Nessuno dei Presidenti del Consiglio che l’ha preceduta ha un curriculum politico così identitario e definito, essendo italiani ma non per la difesa dell’identità nazionale, così marcatamente preponderante rispetto agli interessi del Paese (più europei che italiani in senso stretto); e questo dato è un punto di forza con il guardare a quei 37% di italiani che non è andato a votare, non scegliendo forse anche perché l’offerta politica non era ancora chiara. Ora la proposta della destra popolare è definita nei suoi paradigmi: nazione, identità di popolo, famiglia, lavoro, crescita economica interna, difesa dei prodotti nazionali. Per i palati più raffinati resta fuori la cultura, ma non è detto che rientri con tempi più calmi. Su queste linee politiche di intervento coniugabili alla bisogna (sono principi generali e pertanto declinabili in vari modi) è facile che quella parte di italiani che è rimasto a casa ( giovani e anziani, ma anche i piccoli artigiani) possa mostrare un qualche interesse non scettico, ma neanche entusiasta. Ed è a loro, con la veemenza che le è propria, che il Presidente Meloni si è rivolta da piazza del Popolo, non per convincerli ma per interessarli.

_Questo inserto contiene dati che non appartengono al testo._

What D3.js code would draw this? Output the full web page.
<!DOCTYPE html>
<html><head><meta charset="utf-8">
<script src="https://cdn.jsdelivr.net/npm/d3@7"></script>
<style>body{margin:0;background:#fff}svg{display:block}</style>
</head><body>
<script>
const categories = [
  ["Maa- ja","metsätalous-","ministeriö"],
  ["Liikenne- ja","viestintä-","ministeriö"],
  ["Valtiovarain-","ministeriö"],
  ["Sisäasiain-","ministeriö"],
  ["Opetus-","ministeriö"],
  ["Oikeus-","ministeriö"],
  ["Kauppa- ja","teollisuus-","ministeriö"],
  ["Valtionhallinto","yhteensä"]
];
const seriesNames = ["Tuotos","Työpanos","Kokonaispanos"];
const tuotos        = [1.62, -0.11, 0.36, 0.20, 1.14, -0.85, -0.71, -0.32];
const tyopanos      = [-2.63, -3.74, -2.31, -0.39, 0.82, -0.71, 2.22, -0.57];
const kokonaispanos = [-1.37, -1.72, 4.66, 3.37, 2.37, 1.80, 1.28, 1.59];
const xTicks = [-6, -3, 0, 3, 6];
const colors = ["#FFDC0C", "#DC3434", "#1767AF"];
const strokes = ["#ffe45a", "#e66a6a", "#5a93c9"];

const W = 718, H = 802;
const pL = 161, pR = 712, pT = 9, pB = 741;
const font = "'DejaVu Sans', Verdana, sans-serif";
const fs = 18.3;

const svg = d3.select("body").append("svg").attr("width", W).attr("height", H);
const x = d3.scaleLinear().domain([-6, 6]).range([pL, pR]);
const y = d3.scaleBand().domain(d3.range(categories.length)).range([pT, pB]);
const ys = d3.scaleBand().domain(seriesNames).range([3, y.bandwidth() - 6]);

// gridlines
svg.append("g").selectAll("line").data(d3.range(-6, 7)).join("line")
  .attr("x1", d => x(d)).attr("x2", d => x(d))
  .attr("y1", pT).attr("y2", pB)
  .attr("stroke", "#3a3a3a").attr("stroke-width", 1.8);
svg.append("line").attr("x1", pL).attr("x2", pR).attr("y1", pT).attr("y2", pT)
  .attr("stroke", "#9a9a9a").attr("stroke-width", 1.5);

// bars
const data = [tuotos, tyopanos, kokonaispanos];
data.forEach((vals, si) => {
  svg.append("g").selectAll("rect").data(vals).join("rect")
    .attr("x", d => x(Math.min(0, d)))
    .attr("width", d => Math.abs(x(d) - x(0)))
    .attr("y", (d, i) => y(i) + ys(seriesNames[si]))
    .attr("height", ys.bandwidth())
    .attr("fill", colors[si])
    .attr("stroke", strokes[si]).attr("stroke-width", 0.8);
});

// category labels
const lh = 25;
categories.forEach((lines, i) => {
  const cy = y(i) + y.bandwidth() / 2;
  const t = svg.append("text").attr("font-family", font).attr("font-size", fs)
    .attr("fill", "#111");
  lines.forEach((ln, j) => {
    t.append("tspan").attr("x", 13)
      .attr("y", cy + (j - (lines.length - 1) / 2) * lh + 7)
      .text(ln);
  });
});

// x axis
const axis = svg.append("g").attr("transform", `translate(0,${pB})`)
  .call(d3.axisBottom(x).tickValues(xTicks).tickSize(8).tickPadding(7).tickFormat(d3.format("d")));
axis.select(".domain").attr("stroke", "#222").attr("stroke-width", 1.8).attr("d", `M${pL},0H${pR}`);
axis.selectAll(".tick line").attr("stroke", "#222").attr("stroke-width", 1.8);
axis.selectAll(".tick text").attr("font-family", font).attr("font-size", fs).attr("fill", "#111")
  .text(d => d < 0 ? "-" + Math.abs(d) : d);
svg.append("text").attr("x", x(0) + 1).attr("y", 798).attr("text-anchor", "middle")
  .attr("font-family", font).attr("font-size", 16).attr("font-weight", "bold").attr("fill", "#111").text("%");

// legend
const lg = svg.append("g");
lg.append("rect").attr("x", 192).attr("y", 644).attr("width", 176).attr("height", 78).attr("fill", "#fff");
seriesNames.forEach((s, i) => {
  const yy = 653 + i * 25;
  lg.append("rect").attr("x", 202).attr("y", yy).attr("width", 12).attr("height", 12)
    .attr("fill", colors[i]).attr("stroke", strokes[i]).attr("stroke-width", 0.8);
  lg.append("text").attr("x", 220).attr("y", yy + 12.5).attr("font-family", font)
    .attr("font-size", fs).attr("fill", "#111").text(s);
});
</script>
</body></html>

Così facendo ha però eroso ancora il pezzo di rappresentanza che il terzo polo va cercando disperatamente di conquistare, perché, tranne quelli ai quali la destra popolare proprio non piace per ragioni ideologiche legittime, il bacino degli indecisi è proprio quello che tutti si vogliono contendere; la sinistra del PD e dei 5 Stelle perché hanno penso consensi non drenati in altre forze politiche, il centro perché ritiene di rappresentare meglio le esigenze della piccola/media borghesia, ma non degli operai e dei disoccupati (errore grave di valutazione perché nel 37% la componente operai/disoccupati è forte) e l’area cattolica della destra al governo perché pensa di poterli includere nelle politiche di governo con il tema famiglia e identità nazionale.

La piazza pubblica l’ha vinta lei, senza alcun dubbio. È andata in diretta sulle reti Rai, non perché Capo del Governo, ma come leader politico per una ora buona. All’opposizione sono toccati i “riassunti” dei servizi dei telegiornali, l’assenza di interesse e forse solo la nota di colore di esserci.